Your time will come. Maybe not now, but she will form a connection with you. Find something that you and her can do, just you two, together. Like I said, maybe away from home to move her out of Mommy's sight so you can have her complete attention.

She loves you!!!

dietrich509 said...

It can certainly be frustrating when you don't feel that you are part of their life.

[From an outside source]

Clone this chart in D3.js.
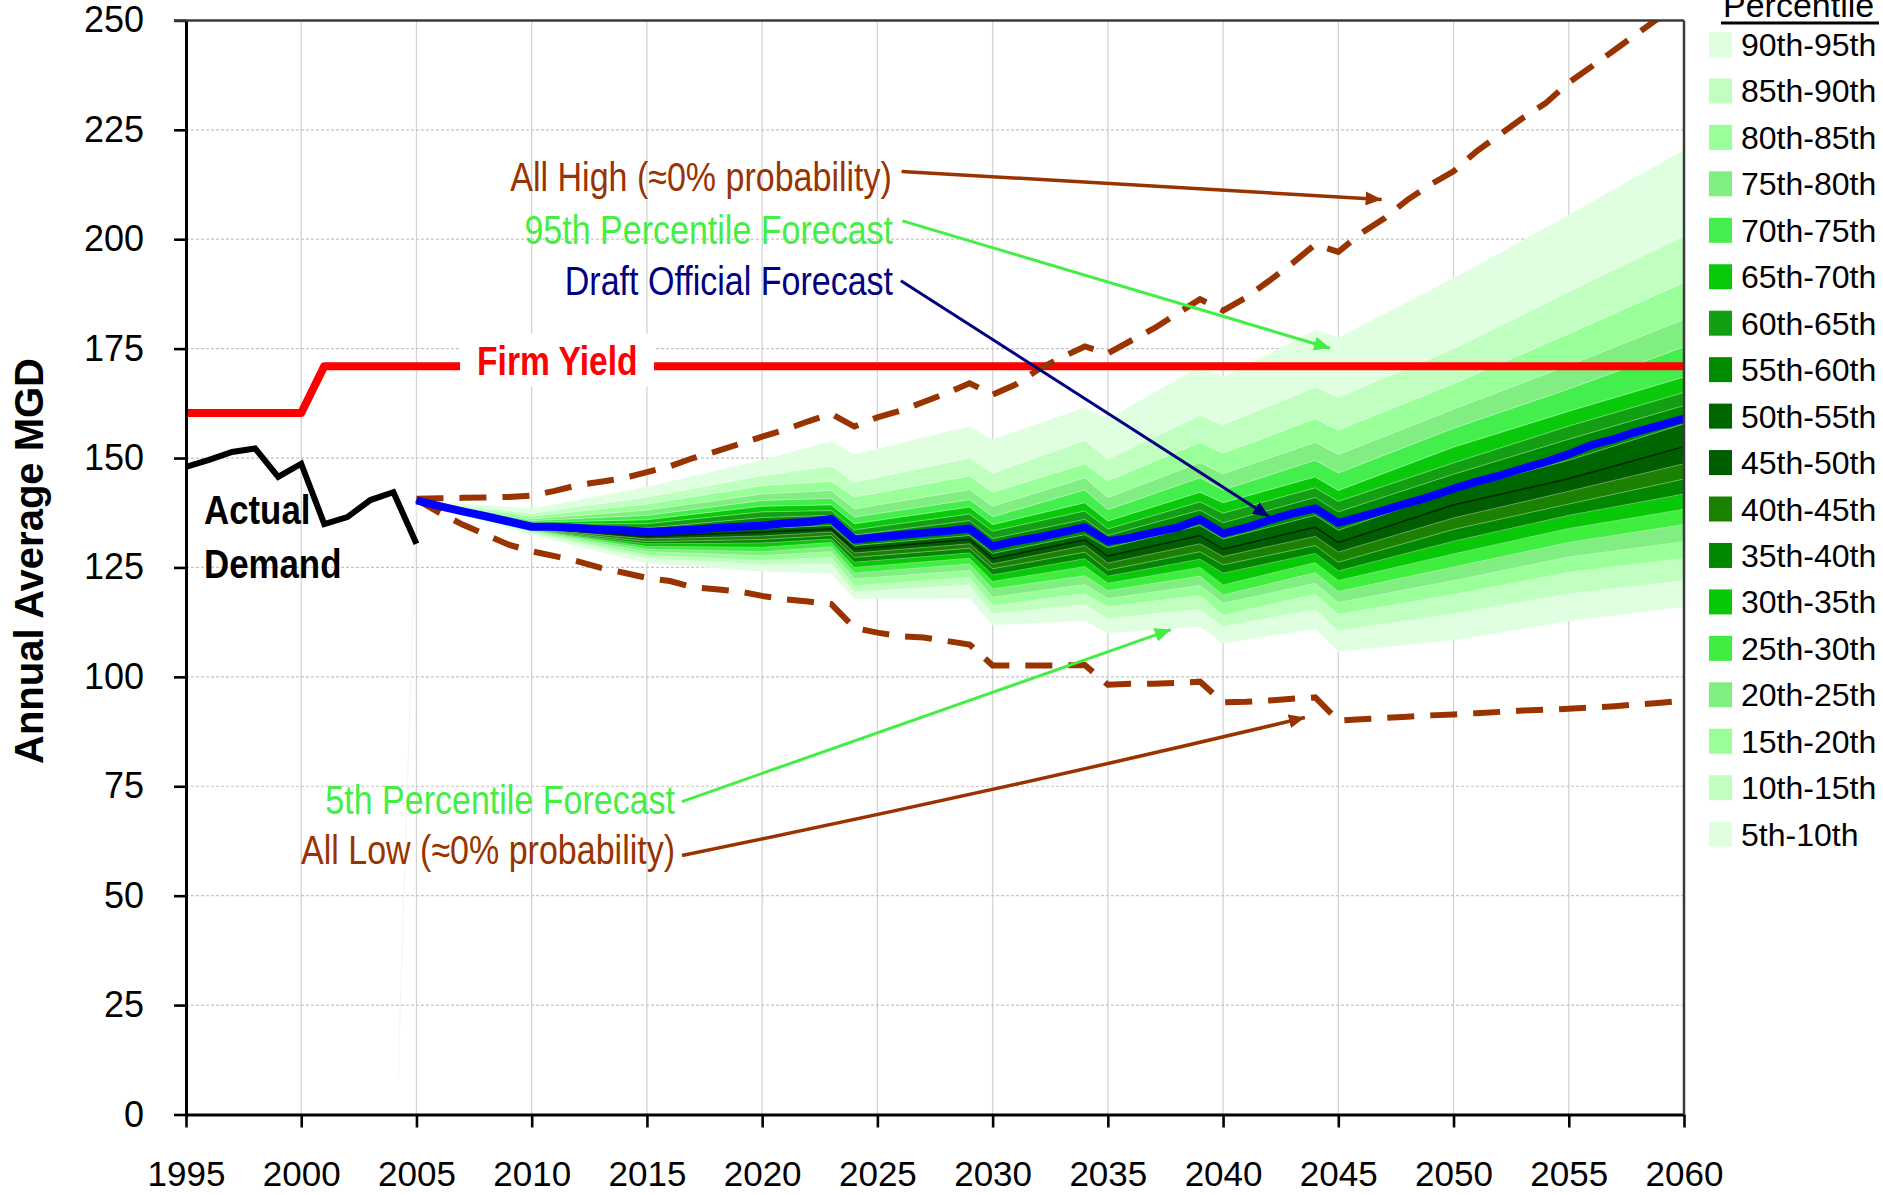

Last month I was taking the girls to see my Grandparents, I get a phone call from Lisa who asks me if I have given Isabella anything for her headache. She had texted her mother to complain rather than ask me sitting next to her in the car.

SurprisedMom said...

We have two girls. From the time the oldest was a few days old she was a Daddy's Girl. She even told the youngest, still in utero, "I'm daddy's puddin' pie!"
When the youngest was born, somehow she became a Mommy's Girl. She figured Dad was already taken.
Now, however, the youngest and Daddy are two peas in a pod. They enjoy a lot of the same things, love going out together to visit different places and just really connect.
The oldest and I also connected, especially during her last year of high school Now she's in college many hours away. I miss my buddy.
Just wait, your little girl will be tagging along with you in no time.

dietrich509 said...

What will it take?

I must confess, I feel sick of this post. There is a guy that I wish would pay attention to his blog and post a new entry.

Do any other readers have this angst? I don't know when it will be, but I cannot wait for another post.